Material provided:
>>>
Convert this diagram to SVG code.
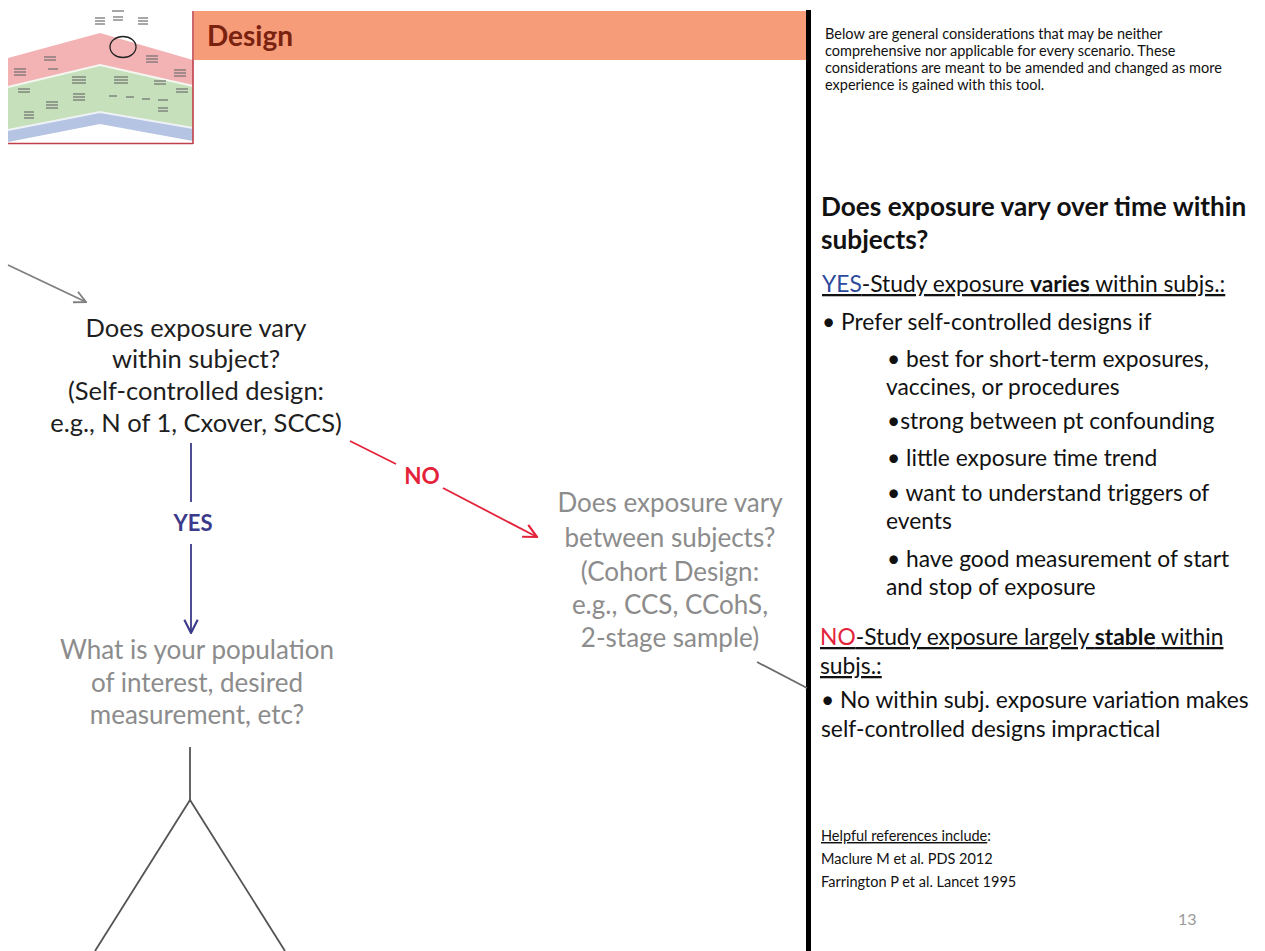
<svg xmlns="http://www.w3.org/2000/svg" width="1265" height="951" viewBox="0 0 1265 951">
  <style>
    .f { font-family: Lato, "Open Sans", "Liberation Sans", sans-serif; }
    .q { font-size: 25.5px; fill: #1e1e1e; text-anchor: middle; }
    .qg { font-size: 26px; fill: #8c8c8c; text-anchor: middle; }
    .body { font-size: 22.8px; fill: #111; }
    .small { font-size: 14.5px; fill: #111; }
    .b { font-weight: bold; }
    .rule { stroke: #6d6d6d; stroke-width: 1.2; }
  </style>
  <defs>
    <marker id="headGray" viewBox="0 0 12 12" refX="11" refY="6" markerWidth="14" markerHeight="14" markerUnits="userSpaceOnUse" orient="auto">
      <path d="M1,1 L11,6 L1,11" fill="none" stroke="#7f7f7f" stroke-width="1.6"/>
    </marker>
    <marker id="headNavy" viewBox="0 0 12 12" refX="11" refY="6" markerWidth="16" markerHeight="16" markerUnits="userSpaceOnUse" orient="auto">
      <path d="M1,1 L11,6 L1,11" fill="none" stroke="#3c3a8a" stroke-width="1.6"/>
    </marker>
    <marker id="headRed" viewBox="0 0 12 12" refX="11" refY="6" markerWidth="16" markerHeight="16" markerUnits="userSpaceOnUse" orient="auto">
      <path d="M1,1 L11,6 L1,11" fill="none" stroke="#e4233a" stroke-width="1.6"/>
    </marker>
  </defs>

  <rect width="1265" height="951" fill="#ffffff"/>

  <!-- overview thumbnail of the full decision tree -->
  <g id="thumbnail">
    <polygon points="8,58 100,33 193,60 193,86 100,65 8,87" fill="#f3b3b4"/>
    <polygon points="8,87 100,65 193,86 193,128 100,112 8,130" fill="#c6e0bb"/>
    <polygon points="8,130 100,112 193,128 193,141 100,124 8,142" fill="#b4c4e2"/>
    <polyline points="8,87 100,65 193,86" fill="none" stroke="#f4f7f0" stroke-width="2"/>
    <polyline points="8,130 100,112 193,128" fill="none" stroke="#eef2f7" stroke-width="2"/>
    <ellipse cx="123" cy="47" rx="13" ry="10.5" fill="none" stroke="#222" stroke-width="1.3"/>
    <g class="rule">
      <line x1="112" y1="11" x2="124" y2="11"/>
      <line x1="95" y1="18" x2="105" y2="18"/><line x1="95" y1="21" x2="105" y2="21"/><line x1="95" y1="24" x2="105" y2="24"/>
      <line x1="113" y1="17" x2="123" y2="17"/><line x1="113" y1="20" x2="123" y2="20"/>
      <line x1="138" y1="18" x2="148" y2="18"/><line x1="138" y1="21" x2="148" y2="21"/><line x1="138" y1="24" x2="148" y2="24"/>
      <line x1="44" y1="57" x2="56" y2="57"/><line x1="44" y1="60" x2="56" y2="60"/>
      <line x1="146" y1="56" x2="158" y2="56"/><line x1="146" y1="59" x2="158" y2="59"/><line x1="146" y1="62" x2="158" y2="62"/>
      <line x1="14" y1="69" x2="26" y2="69"/><line x1="14" y1="72" x2="26" y2="72"/><line x1="14" y1="75" x2="26" y2="75"/>
      <line x1="174" y1="70" x2="186" y2="70"/><line x1="174" y1="73" x2="186" y2="73"/><line x1="174" y1="76" x2="186" y2="76"/>
      <line x1="48" y1="69" x2="58" y2="69"/>
      <line x1="72" y1="77" x2="86" y2="77"/><line x1="72" y1="80" x2="86" y2="80"/><line x1="72" y1="83" x2="86" y2="83"/>
      <line x1="114" y1="77" x2="128" y2="77"/><line x1="114" y1="80" x2="128" y2="80"/><line x1="114" y1="83" x2="128" y2="83"/>
      <line x1="154" y1="81" x2="166" y2="81"/><line x1="154" y1="84" x2="166" y2="84"/>
      <line x1="18" y1="89" x2="30" y2="89"/><line x1="18" y1="92" x2="30" y2="92"/>
      <line x1="176" y1="89" x2="188" y2="89"/><line x1="176" y1="92" x2="188" y2="92"/>
      <line x1="73" y1="94" x2="85" y2="94"/><line x1="73" y1="97" x2="85" y2="97"/><line x1="73" y1="100" x2="85" y2="100"/>
      <line x1="46" y1="102" x2="58" y2="102"/><line x1="46" y1="105" x2="58" y2="105"/><line x1="46" y1="108" x2="58" y2="108"/>
      <line x1="109" y1="96" x2="117" y2="96"/><line x1="126" y1="97" x2="134" y2="97"/>
      <line x1="142" y1="99" x2="150" y2="99"/><line x1="158" y1="100" x2="168" y2="100"/>
      <line x1="158" y1="108" x2="168" y2="108"/><line x1="158" y1="111" x2="168" y2="111"/>
      <line x1="24" y1="112" x2="34" y2="112"/><line x1="24" y1="115" x2="34" y2="115"/><line x1="24" y1="118" x2="34" y2="118"/>
    </g>
    <line x1="8" y1="143.5" x2="193" y2="143.5" stroke="#c0404a" stroke-width="1.6"/>
    <line x1="193" y1="11" x2="193" y2="144" stroke="#c0404a" stroke-width="1.6"/>
  </g>

  <!-- section header -->
  <g id="header">
    <rect x="194" y="11" width="612" height="49" fill="#f69c78"/>
    <text class="f b" x="207" y="46" font-size="28" fill="#7a2210">Design</text>
  </g>

  <!-- panel divider -->
  <rect x="806" y="10" width="5" height="941" fill="#000"/>

  <!-- flow connectors -->
  <g id="connectors" fill="none" stroke-width="1.8">
    <line x1="8" y1="265" x2="86" y2="302" stroke="#7f7f7f" marker-end="url(#headGray)"/>
    <line x1="191" y1="443" x2="191" y2="502" stroke="#3c3a8a"/>
    <line x1="191" y1="544" x2="191" y2="633" stroke="#3c3a8a" marker-end="url(#headNavy)"/>
    <line x1="350" y1="441" x2="396" y2="464" stroke="#e4233a"/>
    <line x1="443" y1="488" x2="537" y2="537" stroke="#e4233a" marker-end="url(#headRed)"/>
    <line x1="757" y1="662" x2="807" y2="688" stroke="#6a6a6a"/>
    <polyline points="95,951 190,800 285,951" stroke="#555"/>
    <line x1="190" y1="747" x2="190" y2="800" stroke="#555"/>
  </g>

  <!-- connector labels -->
  <g id="labels" class="f b">
    <text x="193" y="531" font-size="22" fill="#3c3a8a" text-anchor="middle">YES</text>
    <text x="422" y="484" font-size="22.5" fill="#e4233a" text-anchor="middle">NO</text>
  </g>

  <g id="node-within">
    <text class="f q" x="196" y="337">Does exposure vary</text>
    <text class="f q" x="196" y="368">within subject?</text>
    <text class="f q" x="196" y="400">(Self-controlled design:</text>
    <text class="f q" x="196" y="432">e.g., N of 1, Cxover, SCCS)</text>
  </g>

  <g id="node-population">
    <text class="f qg" x="197" y="659">What is your population</text>
    <text class="f qg" x="197" y="692">of interest, desired</text>
    <text class="f qg" x="197" y="724">measurement, etc?</text>
  </g>

  <g id="node-between">
    <text class="f qg" x="670" y="512">Does exposure vary</text>
    <text class="f qg" x="670" y="547">between subjects?</text>
    <text class="f qg" x="670" y="581">(Cohort Design:</text>
    <text class="f qg" x="670" y="614">e.g., CCS, CCohS,</text>
    <text class="f qg" x="670" y="647">2-stage sample)</text>
  </g>

  <!-- side notes -->
  <g id="notes" class="f">
    <text class="small" x="825" y="39">Below are general considerations that may be neither</text>
    <text class="small" x="825" y="56">comprehensive nor applicable for every scenario. These</text>
    <text class="small" x="825" y="73">considerations are meant to be amended and changed as more</text>
    <text class="small" x="825" y="90">experience is gained with this tool.</text>

    <text class="b" x="821" y="216" font-size="26.2" fill="#111">Does exposure vary over time within</text>
    <text class="b" x="821" y="249" font-size="26.2" fill="#111">subjects?</text>

    <text class="body" x="822" y="292" text-decoration="underline"><tspan fill="#2d4a9c">YES</tspan>-Study exposure <tspan class="b">varies</tspan> within subjs.:</text>
    <text class="body" x="822" y="330">• Prefer self-controlled designs if</text>
    <text class="body" x="887" y="367">•  best for short-term exposures,</text>
    <text class="body" x="886" y="395">vaccines, or procedures</text>
    <text class="body" x="887" y="429">•strong between pt confounding</text>
    <text class="body" x="887" y="466">• little exposure time trend</text>
    <text class="body" x="887" y="501">• want to understand triggers of</text>
    <text class="body" x="886" y="529">events</text>
    <text class="body" x="887" y="567">• have good measurement of start</text>
    <text class="body" x="886" y="595">and stop of exposure</text>

    <text class="body" x="820" y="645" text-decoration="underline"><tspan fill="#e4233a">NO</tspan>-Study exposure largely <tspan class="b">stable</tspan> within</text>
    <text class="body" x="820" y="674" text-decoration="underline">subjs.:</text>
    <text class="body" x="821" y="708">• No within subj. exposure variation makes</text>
    <text class="body" x="821" y="737">self-controlled designs impractical</text>

    <text class="small" x="821" y="841"><tspan text-decoration="underline">Helpful references include</tspan>:</text>
    <text class="small" x="821" y="864">Maclure M et al. PDS 2012</text>
    <text class="small" x="821" y="887">Farrington P et al. Lancet 1995</text>

    <text x="1178" y="925" font-size="16" fill="#9a9a9a">13</text>
  </g>
</svg>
<<<
Given instruction: Report how many lines of the listing hold the string "this", giving only the number.

Response: 2